# Pot Delining



## ELIPIN

Estimados, buenos días nuevamente.

Me encuentro traduciendo un documento relacionado con la Ingeniería Básica de un proyecto y tengo un problema con la frase "pot delining facilities", en relación con las instalaciones de una fundición.  Entiendo el concepto, pero no sé llevarlo al español y no lo he encontrado en los diccionarios online.
Espero su ayuda!
Gracias!


----------



## Vampiro

Hola.
No sé gran cosa de fundiciones de aluminio, pero creo que a falta de un experto podría servirte: "Instalaciones/edificio del depósito/estanque de decapado".
Si averiguo algo más te aviso.
Suerte.
Saludos.
_

(Edito: Debes habilitar las respuestas de los PM's, no te pude contestar por esa vía)


----------



## ELIPIN

Gracias, fuiste de mucha ayuda!!

(qué es eso de los PM's???)


----------



## Vampiro

Los mensajes privados, los tienes bloqueados.
Saludos.
_


----------



## ELIPIN

Voy a revisar... }Gracias!!


----------



## rodelu2

Los recipentes (pots) (crisoles?) empleados en la producción de aluminio están recubiertos interiormente de un material refractario (lining) que debe ser removidodo periódicamente (delining) y reemplazado por material fresco.

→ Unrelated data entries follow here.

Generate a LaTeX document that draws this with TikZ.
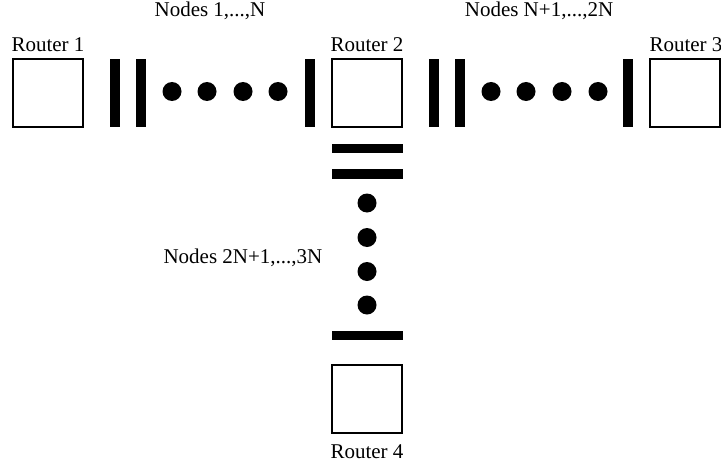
\documentclass[tikz,border=0pt]{standalone}
\usepackage{fontspec}
\setmainfont{Liberation Serif}
\begin{document}
\begin{tikzpicture}[x=0.5pt,y=-0.5pt,
  router/.style={draw=black,line width=0.6pt,fill=white,minimum width=35pt,minimum height=34pt,inner sep=0pt,outer sep=0pt},
  vbar/.style={fill=black,minimum width=5pt,minimum height=34pt,inner sep=0pt,outer sep=0pt},
  hbar/.style={fill=black,minimum width=35.5pt,minimum height=4.8pt,inner sep=0pt,outer sep=0pt},
  dot/.style={circle,fill=black,minimum size=9.5pt,inner sep=0pt,outer sep=0pt},
  lbl/.style={font=\fontsize{10.5}{12}\selectfont,inner sep=0pt,anchor=base}]
\useasboundingbox (0,0) rectangle (721,465);
% routers
\node[router] (r1) at (48,93) {};
\node[router] (r2) at (367,93) {};
\node[router] (r3) at (685,93) {};
\node[router] (r4) at (367,399) {};
% labels
\node[lbl] (l1) at (48,52) {Router 1};
\node[lbl] (l2) at (367,52) {Router 2};
\node[lbl] (l3) at (686,52) {Router 3};
\node[lbl] (l4) at (367,458) {Router 4};
\node[lbl] (n1) at (210,17) {Nodes 1,...,N};
\node[lbl] (n2) at (539,17) {Nodes N+1,...,2N};
\node[lbl] (n3) at (243,263) {Nodes 2N+1,...,3N};
% segment 1
\node[vbar] (a1) at (115,93) {};
\node[vbar] (a2) at (141,93) {};
\node[vbar] (a3) at (309.5,93) {};
\foreach \x [count=\i] in {172,207,243,278} \node[dot] (ad\i) at (\x,91.5) {};
% segment 2
\node[vbar] (b1) at (433.5,93) {};
\node[vbar] (b2) at (460,93) {};
\node[vbar] (b3) at (628,93) {};
\foreach \x [count=\i] in {491,526,562,598} \node[dot] (bd\i) at (\x,91.5) {};
% segment 3
\node[hbar] (c1) at (367,148.5) {};
\node[hbar] (c2) at (367,174) {};
\node[hbar] (c3) at (367,335.5) {};
\foreach \y [count=\i] in {203,237.5,271.5,305} \node[dot] (cd\i) at (367,\y) {};
\end{tikzpicture}
\end{document}
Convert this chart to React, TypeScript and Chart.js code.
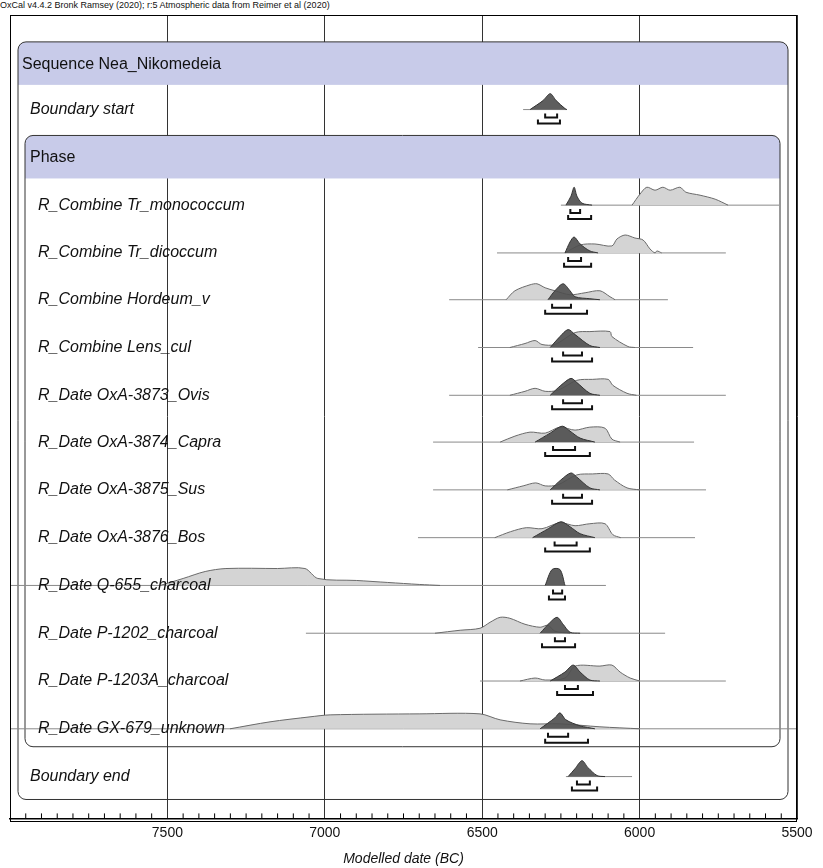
import { useEffect, useRef } from 'react';
import Chart from 'chart.js/auto';

const title = 'OxCal v4.4.2 Bronk Ramsey (2020); r:5 Atmospheric data from Reimer et al (2020)';

// row labels and baselines (in chart y units, 0 = top of plot)
const labels = [
  'Boundary start',
  'R_Combine Tr_monococcum',
  'R_Combine Tr_dicoccum',
  'R_Combine Hordeum_v',
  'R_Combine Lens_cul',
  'R_Date OxA-3873_Ovis',
  'R_Date OxA-3874_Capra',
  'R_Date OxA-3875_Sus',
  'R_Date OxA-3876_Bos',
  'R_Date Q-655_charcoal',
  'R_Date P-1202_charcoal',
  'R_Date P-1203A_charcoal',
  'R_Date GX-679_unknown',
  'Boundary end',
];
const baselines = [95, 191, 239, 286, 334, 382, 429, 477, 525, 573, 621, 669, 717, 765];

// extent of the thin baseline for each row [from, to] in years BC
const spans: number[][] = [
  [6370, 6231], [6250, 5557], [6453, 5726], [6605, 5910], [6513, 5830], [6605, 5726], [6656, 5827],
  [6656, 5789], [6704, 5824], [8000, 6107], [7060, 5919], [6507, 5726], [8000, 5500], [6234, 6024],
];

// unmodelled (light) distributions [year, height]
const light: number[][][] = [
  [],
  [[6024, 0], [5999, 11], [5977, 18], [5951, 15], [5926, 18], [5903, 15], [5872, 18], [5853, 13], [5808, 10], [5760, 6], [5719, 0]],
  [[6237, 0], [6189, 8], [6142, 9], [6088, 7], [6072, 14], [6046, 18], [6015, 15], [5989, 13], [5967, 4], [5951, 0], [5945, 2], [5930, 0]],
  [[6424, 0], [6396, 9], [6348, 15], [6326, 16], [6300, 12], [6269, 9], [6221, 5], [6173, 7], [6126, 9], [6094, 3], [6078, 0]],
  [[6412, 0], [6364, 4], [6332, 7], [6310, 3], [6269, 3], [6205, 15], [6158, 16], [6094, 16], [6088, 11], [6037, 1], [6015, 0]],
  [[6412, 0], [6364, 4], [6332, 7], [6300, 4], [6260, 5], [6200, 15], [6150, 16], [6100, 16], [6085, 10], [6040, 2], [6010, 0]],
  [[6443, 0], [6396, 6], [6348, 10], [6300, 9], [6253, 15], [6205, 12], [6158, 15], [6110, 14], [6088, 3], [6062, 0]],
  [[6420, 0], [6370, 4], [6330, 7], [6300, 4], [6260, 5], [6200, 15], [6150, 16], [6100, 16], [6080, 10], [6040, 2], [6000, 0]],
  [[6460, 0], [6410, 6], [6360, 10], [6310, 9], [6253, 15], [6205, 12], [6158, 14], [6110, 14], [6085, 3], [6060, 0]],
  [[7523, 0], [7450, 7], [7380, 14], [7314, 17], [7150, 17], [7063, 17], [7022, 7], [6900, 5], [6800, 3], [6700, 1], [6634, 0]],
  [[6650, 0], [6570, 3], [6507, 5], [6475, 11], [6443, 16], [6412, 15], [6364, 9], [6316, 6], [6291, 8], [6269, 2], [6221, 0]],
  [[6380, 0], [6332, 3], [6300, 1], [6237, 3], [6205, 15], [6126, 15], [6088, 16], [6062, 9], [6030, 3], [5999, 0]],
  [[7301, 0], [7174, 7], [7047, 12], [6983, 14], [6698, 15], [6507, 15], [6443, 9], [6348, 5], [6253, 5], [6126, 2], [5999, 0]],
  [],
];

// modelled (dark) distributions [year, height]
const dark: number[][][] = [
  [[6348, 0], [6307, 9], [6284, 16], [6265, 9], [6237, 1], [6231, 0]],
  [[6234, 0], [6218, 9], [6208, 18], [6199, 9], [6183, 2], [6151, 0]],
  [[6237, 0], [6221, 11], [6208, 16], [6189, 9], [6158, 2], [6132, 0]],
  [[6291, 0], [6269, 9], [6243, 16], [6221, 9], [6205, 3], [6158, 1], [6126, 0]],
  [[6284, 0], [6253, 11], [6227, 18], [6205, 13], [6158, 2], [6126, 0]],
  [[6284, 0], [6250, 10], [6218, 17], [6200, 13], [6158, 2], [6126, 0]],
  [[6332, 0], [6284, 9], [6246, 16], [6221, 11], [6189, 4], [6142, 0]],
  [[6284, 0], [6250, 10], [6218, 17], [6200, 13], [6158, 2], [6126, 0]],
  [[6340, 0], [6290, 9], [6250, 16], [6221, 11], [6189, 4], [6142, 0]],
  [[6300, 0], [6278, 16], [6253, 16], [6237, 0]],
  [[6316, 0], [6284, 11], [6262, 16], [6243, 9], [6221, 1], [6189, 0]],
  [[6284, 0], [6237, 9], [6211, 16], [6189, 9], [6158, 1], [6126, 0]],
  [[6316, 0], [6269, 11], [6253, 16], [6234, 9], [6189, 3], [6142, 0]],
  [[6227, 0], [6205, 8], [6183, 16], [6164, 9], [6135, 1], [6110, 0]],
];

// 68.2% and 95.4% ranges [from, to]
const range68: number[][] = [
  [6300, 6262], [6220, 6189], [6227, 6186], [6278, 6218], [6243, 6183], [6243, 6183], [6275, 6205],
  [6243, 6183], [6270, 6200], [6275, 6246], [6269, 6237], [6237, 6196], [6291, 6227], [6199, 6158],
];
const range95: number[][] = [
  [6323, 6253], [6227, 6154], [6240, 6154], [6300, 6167], [6278, 6151], [6278, 6151], [6300, 6158],
  [6278, 6151], [6300, 6158], [6288, 6237], [6310, 6205], [6262, 6148], [6300, 6164], [6215, 6135],
];

const boxPlugin = {
  id: 'oxcalBoxes',
  beforeDatasetsDraw(chart: any) {
    const { ctx, chartArea: a, scales } = chart;
    const y = scales.y;
    const rr = (x0: number, y0: number, x1: number, y1: number, fill?: string) => {
      ctx.beginPath();
      ctx.roundRect(x0, y0, x1 - x0, y1 - y0, 8);
      if (fill) {
        ctx.save();
        ctx.clip();
        ctx.fillStyle = fill;
        ctx.fillRect(x0, y0, x1 - x0, 43);
        ctx.restore();
      }
      ctx.beginPath();
      ctx.roundRect(x0, y0, x1 - x0, y1 - y0, 8);
      ctx.strokeStyle = '#333';
      ctx.lineWidth = 1;
      ctx.stroke();
    };
    ctx.save();
    rr(a.left + 8, y.getPixelForValue(27), a.right - 9, y.getPixelForValue(788), '#c8cbe9');
    rr(a.left + 15, y.getPixelForValue(121), a.right - 17, y.getPixelForValue(735), '#c8cbe9');
    ctx.fillStyle = '#111';
    ctx.textBaseline = 'middle';
    ctx.font = '16px Arial, "Liberation Sans"';
    ctx.fillText('Sequence Nea_Nikomedeia', a.left + 12, y.getPixelForValue(50));
    ctx.fillText('Phase', a.left + 20, y.getPixelForValue(143));
    ctx.restore();
  },
  afterDatasetsDraw(chart: any) {
    const { ctx, scales, chartArea: a } = chart;
    const x = scales.x;
    const y = scales.y;
    ctx.save();
    ctx.fillStyle = '#111';
    ctx.textBaseline = 'middle';
    ctx.font = 'italic 16px Arial, "Liberation Sans"';
    labels.forEach((l, i) => {
      const indent = i === 0 || i === labels.length - 1 ? 20 : 28;
      ctx.fillText(l, a.left + indent, y.getPixelForValue(baselines[i]));
    });
    ctx.strokeStyle = '#111';
    ctx.lineWidth = 2;
    const bracket = (r: number[], off: number, i: number) => {
      const yy = y.getPixelForValue(baselines[i] + off);
      const x0 = x.getPixelForValue(r[0]);
      const x1 = x.getPixelForValue(r[1]);
      ctx.beginPath();
      ctx.moveTo(x0, yy - 4);
      ctx.lineTo(x0, yy);
      ctx.lineTo(x1, yy);
      ctx.lineTo(x1, yy - 4);
      ctx.stroke();
    };
    baselines.forEach((_, i) => {
      bracket(range68[i], 8, i);
      bracket(range95[i], 14, i);
    });
    // minor ticks
    ctx.lineWidth = 1;
    ctx.strokeStyle = '#000';
    for (let v = 5500; v <= 8000; v += 50) {
      if (v % 500 === 0) continue;
      const px = x.getPixelForValue(v);
      ctx.beginPath();
      ctx.moveTo(px, a.bottom);
      ctx.lineTo(px, a.bottom - 5);
      ctx.stroke();
    }
    ctx.restore();
  },
};

export default function App() {
  const canvasRef = useRef<HTMLCanvasElement>(null);

  useEffect(() => {
    document.body.style.margin = '0';
    if (!canvasRef.current) return;
    const datasets: any[] = [];
    baselines.forEach((b, i) => {
      datasets.push({
        data: spans[i].map(v => ({ x: v, y: b })),
        borderColor: '#8a8a8a',
        borderWidth: 1,
        pointRadius: 0,
        fill: false,
        order: 3,
      });
      if (light[i].length) {
        datasets.push({
          data: light[i].map(p => ({ x: p[0], y: b - p[1] })),
          borderColor: '#6a6a6a',
          backgroundColor: '#d4d4d4',
          borderWidth: 1,
          pointRadius: 0,
          tension: 0.3,
          fill: { value: b },
          order: 2,
        });
      }
      datasets.push({
        data: dark[i].map(p => ({ x: p[0], y: b - p[1] })),
        borderColor: '#333',
        backgroundColor: 'rgba(80,80,80,0.92)',
        borderWidth: 1,
        pointRadius: 0,
        tension: 0.3,
        fill: { value: b },
        order: 1,
      });
    });

    const chart = new Chart(canvasRef.current, {
      type: 'line',
      data: { datasets },
      plugins: [boxPlugin],
      options: {
        animation: false,
        responsive: false,
        layout: { padding: { left: 10, right: 26, top: 15, bottom: 0 } },
        plugins: { legend: { display: false }, tooltip: { enabled: false } },
        scales: {
          x: {
            type: 'linear',
            reverse: true,
            min: 5500,
            max: 8000,
            border: { display: true, color: '#000', width: 1.5 },
            grid: { color: '#333', lineWidth: 1, drawTicks: false },
            ticks: {
              stepSize: 500,
              padding: 6,
              color: '#111',
              font: { size: 14, family: 'Arial, "Liberation Sans"' },
              callback: (v: any) => (v === 8000 ? '' : String(v)),
            },
            title: {
              display: true,
              text: 'Modelled date (BC)',
              color: '#111',
              font: { size: 14, style: 'italic', family: 'Arial, "Liberation Sans"' },
              padding: { top: 4, bottom: 0 },
            },
          },
          y: {
            type: 'linear',
            reverse: true,
            min: 0,
            max: 807,
            display: false,
          },
        },
      },
    } as any);

    return () => chart.destroy();
  }, []);

  return (
    <div style={{ position: 'relative', width: 823, height: 868, background: '#fff' }}>
      <div style={{ position: 'absolute', left: 0, top: 0, font: '9px Arial, "Liberation Sans"', color: '#111' }}>{title}</div>
      <canvas ref={canvasRef} width={823} height={868} style={{ position: 'absolute', left: 0, top: 0 }} />
      <div style={{ position: 'absolute', left: 10, top: 15, width: 787, height: 807, border: '1.5px solid #000', boxSizing: 'border-box', pointerEvents: 'none' }} />
    </div>
  );
}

Severo problema de contaminación ambiental con los desechos resultantes del delining.


----------



## Vampiro

Perfecto.
Gracias.
("Crisoles" me parece bien)
Saludos.
_


----------



## ELIPIN

Me encantó la respuesta de ambos.... Al final ya entregué el trabajo y lo dejé así: "Las nuevas instalaciones se utilizarán para eliminar los antiguos revestimientos y preparar los estanques para los nuevos, antes que vuelvan a entrar en operación..."
Crisoles era una excelente alternativa, lo voy a tener en cuenta para una traducción futura.
Gracias a ambos!!


----------



## Vampiro

Me parece bien, me alegro de que te sirviera la ayuda.
Vista la explicación de rodelu2, "estanque" en este caso no era la mejor opción, pero si ya lo entregaste nadie se va a escandalizar por ello.
Vale agregar que en fundicones de cobre se utiliza el término "olla", tal cual, pero cumple una función diferente, sólo de transporte del material fundido.
Saludos.
_


----------



## ELIPIN

Sí, yo había puesto olla en un principio... Ya lo había usado antes en otros textos, pero no me convence el concepto.
gracias nuevamente!!


----------